*Task prompt:* Restate all the material verbatim, except for the pictures.
########
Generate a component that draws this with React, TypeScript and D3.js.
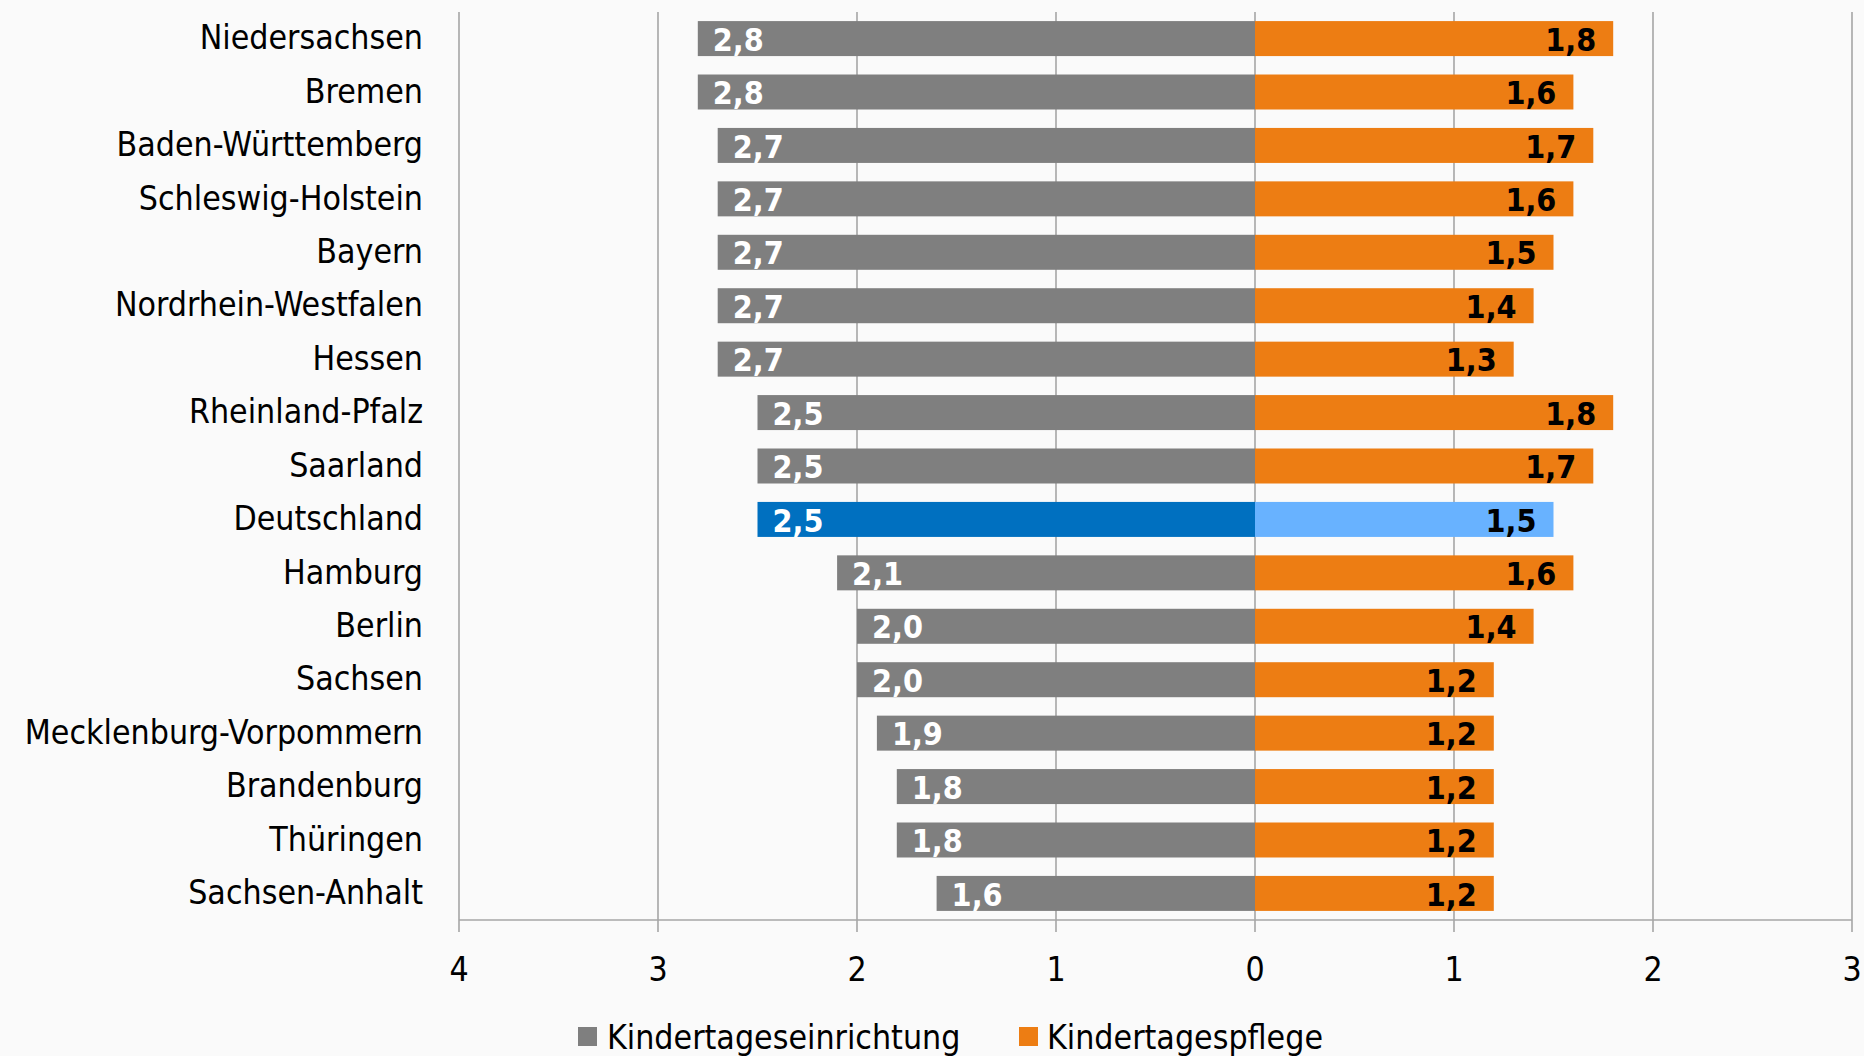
import React from "react";
import * as d3 from "d3";

const categories = [
  "Niedersachsen", "Bremen", "Baden-Württemberg", "Schleswig-Holstein", "Bayern",
  "Nordrhein-Westfalen", "Hessen", "Rheinland-Pfalz", "Saarland", "Deutschland",
  "Hamburg", "Berlin", "Sachsen", "Mecklenburg-Vorpommern", "Brandenburg",
  "Thüringen", "Sachsen-Anhalt",
];
const einrichtung = [2.8, 2.8, 2.7, 2.7, 2.7, 2.7, 2.7, 2.5, 2.5, 2.5, 2.1, 2.0, 2.0, 1.9, 1.8, 1.8, 1.6];
const pflege = [1.8, 1.6, 1.7, 1.6, 1.5, 1.4, 1.3, 1.8, 1.7, 1.5, 1.6, 1.4, 1.2, 1.2, 1.2, 1.2, 1.2];
const tickValues = [-4, -3, -2, -1, 0, 1, 2, 3];
const seriesNames = ["Kindertageseinrichtung", "Kindertagespflege"];
const highlight = "Deutschland";

const W = 1864, H = 1056;
const FONT = "'DejaVu Sans Condensed', 'Liberation Sans Narrow', sans-serif";
const GREY = "#7f7f7f", ORANGE = "#ed7d13", BLUE = "#0070c0", LIGHTBLUE = "#68b2ff";
const GRID = "#a6a6a6";

export default function App() {
  const x = d3.scaleLinear().domain([-4, 3]).range([459, 1852]);
  const y = d3.scaleBand<string>().domain(categories).range([12, 920]).paddingInner(0.345).paddingOuter(0.17);
  const fmt = (v: number) => d3.format(".1f")(v).replace(".", ",");
  const fs = 32;
  const fsLab = 33.6;
  return (
    <svg width={W} height={H} style={{ position: "absolute", left: 0, top: 0, background: "#fafafa" }}>
      <rect width={W} height={H} fill="#fafafa" />
      {tickValues.map((t) => (
        <line key={"g" + t} x1={x(t)} x2={x(t)} y1={12} y2={932} stroke={GRID} strokeWidth={1.6} />
      ))}
      <line x1={x(-4)} x2={x(3)} y1={920} y2={920} stroke={GRID} strokeWidth={1.6} />
      {categories.map((c, i) => {
        const yy = y(c)!;
        const bh = y.bandwidth();
        const hl = c === highlight;
        return (
          <g key={c}>
            <rect x={x(-einrichtung[i])} y={yy} width={x(0) - x(-einrichtung[i])} height={bh} fill={hl ? BLUE : GREY} />
            <rect x={x(0)} y={yy} width={x(pflege[i]) - x(0)} height={bh} fill={hl ? LIGHTBLUE : ORANGE} />
            <text x={x(-einrichtung[i]) + 15} y={yy + bh / 2 + 1} dy="0.35em" fill="#fff" fontWeight="bold" fontSize={fs} fontFamily={FONT}>
              {fmt(einrichtung[i])}
            </text>
            <text x={x(pflege[i]) - 17} y={yy + bh / 2 + 1} dy="0.35em" textAnchor="end" fill="#000" fontWeight="bold" fontSize={fs} fontFamily={FONT}>
              {fmt(pflege[i])}
            </text>
            <text x={423} y={yy + bh / 2 - 1} dy="0.35em" textAnchor="end" fill="#000" fontSize={fsLab} fontFamily={FONT}>
              {c}
            </text>
          </g>
        );
      })}
      {tickValues.map((t) => (
        <text key={"t" + t} x={x(t)} y={969} dy="0.35em" textAnchor="middle" fontSize={fsLab} fontFamily={FONT} fill="#000">
          {Math.abs(t)}
        </text>
      ))}
      <rect x={578} y={1027} width={19} height={19} fill={GREY} />
      <text x={607} y={1037} dy="0.35em" fontSize={fsLab} fontFamily={FONT} fill="#000">{seriesNames[0]}</text>
      <rect x={1019} y={1027} width={19} height={19} fill={ORANGE} />
      <text x={1047} y={1037} dy="0.35em" fontSize={fsLab} fontFamily={FONT} fill="#000">{seriesNames[1]}</text>
    </svg>
  );
}
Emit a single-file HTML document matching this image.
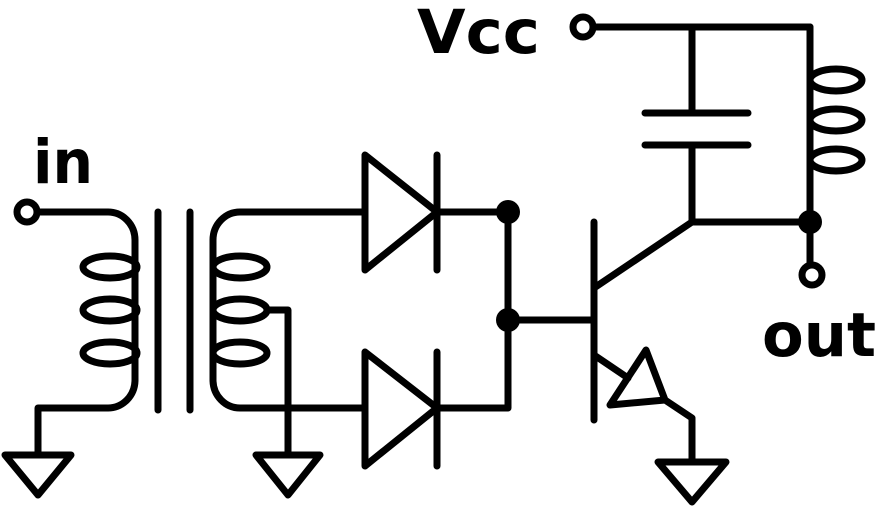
<!DOCTYPE html>
<html><head><style>body{margin:0;background:#fff}svg{display:block}</style></head><body>
<svg width="878" height="512" viewBox="0 0 878 512" xmlns="http://www.w3.org/2000/svg">
<g fill="none" stroke="#000" stroke-width="7" stroke-linecap="round" stroke-linejoin="round">
<!-- primary -->
<circle cx="27" cy="212" r="10" fill="#fff"/>
<path d="M37 212 H108 A27 28 0 0 1 135 240 V380 A27 28 0 0 1 108 408 H38 V455"/>
<ellipse cx="110" cy="267" rx="27" ry="11"/>
<ellipse cx="110" cy="310" rx="27" ry="11"/>
<ellipse cx="110" cy="353" rx="27" ry="11"/>
<path d="M5 455 H71 L38 495 Z"/>
<!-- core -->
<path d="M158 212 V410 M190 212 V410"/>
<!-- secondary -->
<path d="M365 212 H240 A27 28 0 0 0 213 240 V380 A27 28 0 0 0 240 408 H365"/>
<ellipse cx="240" cy="267" rx="27" ry="11"/>
<ellipse cx="240" cy="310" rx="27" ry="11"/>
<ellipse cx="240" cy="353" rx="27" ry="11"/>
<path d="M267 310 H288 V455"/>
<path d="M256 455 H320 L288 495 Z"/>
<!-- diodes -->
<path d="M365 155 V270 L437 212 Z M437 155 V270 M437 212 H508 V408 H437"/>
<path d="M365 352 V466 L437 408 Z M437 352 V466"/>
<path d="M508 320 H594"/>
<!-- transistor -->
<path d="M594 222 V420 M594 288 L692 222 H810 M594 355 L628 378"/>
<path d="M610 405 L646 350 L665 400 Z M665 400 L692 418 V462"/>
<path d="M658 462 H726 L692 502 Z"/>
<!-- cap & vcc -->
<circle cx="583" cy="27" r="10" fill="#fff"/>
<path d="M593 27 H810 M692 27 V113 M645 113 H748 M645 145 H748 M692 145 V222"/>
<path d="M810 27 V222 V265"/>
<ellipse cx="836" cy="80" rx="26" ry="11"/>
<ellipse cx="836" cy="120" rx="26" ry="11"/>
<ellipse cx="836" cy="160" rx="26" ry="11"/>
<circle cx="812" cy="275" r="10" fill="#fff"/>
</g>
<g fill="#000">
<circle cx="508" cy="212" r="12"/>
<circle cx="508" cy="320" r="12"/>
<circle cx="810" cy="222" r="12"/>
</g>
<g font-family="'DejaVu Sans','Liberation Sans',sans-serif" font-weight="bold" font-size="61" fill="#000">
<text x="417" y="53" textLength="123" lengthAdjust="spacingAndGlyphs">Vcc</text>
<text x="33" y="183" textLength="60" lengthAdjust="spacingAndGlyphs">in</text>
<text x="762" y="356" textLength="114" lengthAdjust="spacingAndGlyphs">out</text>
</g>
</svg>
</body></html>
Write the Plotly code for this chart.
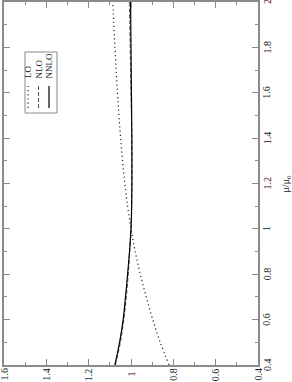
########
*Output for this task:*
Generate a component that draws this with React, TypeScript and D3.js.
import React from "react";
import * as d3 from "d3";

const categories = [
  "Niedersachsen", "Bremen", "Baden-Württemberg", "Schleswig-Holstein", "Bayern",
  "Nordrhein-Westfalen", "Hessen", "Rheinland-Pfalz", "Saarland", "Deutschland",
  "Hamburg", "Berlin", "Sachsen", "Mecklenburg-Vorpommern", "Brandenburg",
  "Thüringen", "Sachsen-Anhalt",
];
const einrichtung = [2.8, 2.8, 2.7, 2.7, 2.7, 2.7, 2.7, 2.5, 2.5, 2.5, 2.1, 2.0, 2.0, 1.9, 1.8, 1.8, 1.6];
const pflege = [1.8, 1.6, 1.7, 1.6, 1.5, 1.4, 1.3, 1.8, 1.7, 1.5, 1.6, 1.4, 1.2, 1.2, 1.2, 1.2, 1.2];
const tickValues = [-4, -3, -2, -1, 0, 1, 2, 3];
const seriesNames = ["Kindertageseinrichtung", "Kindertagespflege"];
const highlight = "Deutschland";

const W = 1864, H = 1056;
const FONT = "'DejaVu Sans Condensed', 'Liberation Sans Narrow', sans-serif";
const GREY = "#7f7f7f", ORANGE = "#ed7d13", BLUE = "#0070c0", LIGHTBLUE = "#68b2ff";
const GRID = "#a6a6a6";

export default function App() {
  const x = d3.scaleLinear().domain([-4, 3]).range([459, 1852]);
  const y = d3.scaleBand<string>().domain(categories).range([12, 920]).paddingInner(0.345).paddingOuter(0.17);
  const fmt = (v: number) => d3.format(".1f")(v).replace(".", ",");
  const fs = 32;
  const fsLab = 33.6;
  return (
    <svg width={W} height={H} style={{ position: "absolute", left: 0, top: 0, background: "#fafafa" }}>
      <rect width={W} height={H} fill="#fafafa" />
      {tickValues.map((t) => (
        <line key={"g" + t} x1={x(t)} x2={x(t)} y1={12} y2={932} stroke={GRID} strokeWidth={1.6} />
      ))}
      <line x1={x(-4)} x2={x(3)} y1={920} y2={920} stroke={GRID} strokeWidth={1.6} />
      {categories.map((c, i) => {
        const yy = y(c)!;
        const bh = y.bandwidth();
        const hl = c === highlight;
        return (
          <g key={c}>
            <rect x={x(-einrichtung[i])} y={yy} width={x(0) - x(-einrichtung[i])} height={bh} fill={hl ? BLUE : GREY} />
            <rect x={x(0)} y={yy} width={x(pflege[i]) - x(0)} height={bh} fill={hl ? LIGHTBLUE : ORANGE} />
            <text x={x(-einrichtung[i]) + 15} y={yy + bh / 2 + 1} dy="0.35em" fill="#fff" fontWeight="bold" fontSize={fs} fontFamily={FONT}>
              {fmt(einrichtung[i])}
            </text>
            <text x={x(pflege[i]) - 17} y={yy + bh / 2 + 1} dy="0.35em" textAnchor="end" fill="#000" fontWeight="bold" fontSize={fs} fontFamily={FONT}>
              {fmt(pflege[i])}
            </text>
            <text x={423} y={yy + bh / 2 - 1} dy="0.35em" textAnchor="end" fill="#000" fontSize={fsLab} fontFamily={FONT}>
              {c}
            </text>
          </g>
        );
      })}
      {tickValues.map((t) => (
        <text key={"t" + t} x={x(t)} y={969} dy="0.35em" textAnchor="middle" fontSize={fsLab} fontFamily={FONT} fill="#000">
          {Math.abs(t)}
        </text>
      ))}
      <rect x={578} y={1027} width={19} height={19} fill={GREY} />
      <text x={607} y={1037} dy="0.35em" fontSize={fsLab} fontFamily={FONT} fill="#000">{seriesNames[0]}</text>
      <rect x={1019} y={1027} width={19} height={19} fill={ORANGE} />
      <text x={1047} y={1037} dy="0.35em" fontSize={fsLab} fontFamily={FONT} fill="#000">{seriesNames[1]}</text>
    </svg>
  );
}
Emit a single-file HTML document matching this image.
<!DOCTYPE html>
<html><head><style>body{margin:0;background:#fff}svg{display:block}</style></head><body>
<svg width="878" height="512" viewBox="0 0 878 512" xmlns="http://www.w3.org/2000/svg">
<g fill="none" stroke="#000" stroke-width="7" stroke-linecap="round" stroke-linejoin="round">
<!-- primary -->
<circle cx="27" cy="212" r="10" fill="#fff"/>
<path d="M37 212 H108 A27 28 0 0 1 135 240 V380 A27 28 0 0 1 108 408 H38 V455"/>
<ellipse cx="110" cy="267" rx="27" ry="11"/>
<ellipse cx="110" cy="310" rx="27" ry="11"/>
<ellipse cx="110" cy="353" rx="27" ry="11"/>
<path d="M5 455 H71 L38 495 Z"/>
<!-- core -->
<path d="M158 212 V410 M190 212 V410"/>
<!-- secondary -->
<path d="M365 212 H240 A27 28 0 0 0 213 240 V380 A27 28 0 0 0 240 408 H365"/>
<ellipse cx="240" cy="267" rx="27" ry="11"/>
<ellipse cx="240" cy="310" rx="27" ry="11"/>
<ellipse cx="240" cy="353" rx="27" ry="11"/>
<path d="M267 310 H288 V455"/>
<path d="M256 455 H320 L288 495 Z"/>
<!-- diodes -->
<path d="M365 155 V270 L437 212 Z M437 155 V270 M437 212 H508 V408 H437"/>
<path d="M365 352 V466 L437 408 Z M437 352 V466"/>
<path d="M508 320 H594"/>
<!-- transistor -->
<path d="M594 222 V420 M594 288 L692 222 H810 M594 355 L628 378"/>
<path d="M610 405 L646 350 L665 400 Z M665 400 L692 418 V462"/>
<path d="M658 462 H726 L692 502 Z"/>
<!-- cap & vcc -->
<circle cx="583" cy="27" r="10" fill="#fff"/>
<path d="M593 27 H810 M692 27 V113 M645 113 H748 M645 145 H748 M692 145 V222"/>
<path d="M810 27 V222 V265"/>
<ellipse cx="836" cy="80" rx="26" ry="11"/>
<ellipse cx="836" cy="120" rx="26" ry="11"/>
<ellipse cx="836" cy="160" rx="26" ry="11"/>
<circle cx="812" cy="275" r="10" fill="#fff"/>
</g>
<g fill="#000">
<circle cx="508" cy="212" r="12"/>
<circle cx="508" cy="320" r="12"/>
<circle cx="810" cy="222" r="12"/>
</g>
<g font-family="'DejaVu Sans','Liberation Sans',sans-serif" font-weight="bold" font-size="61" fill="#000">
<text x="417" y="53" textLength="123" lengthAdjust="spacingAndGlyphs">Vcc</text>
<text x="33" y="183" textLength="60" lengthAdjust="spacingAndGlyphs">in</text>
<text x="762" y="356" textLength="114" lengthAdjust="spacingAndGlyphs">out</text>
</g>
</svg>
</body></html>
Write the Plotly code for this chart.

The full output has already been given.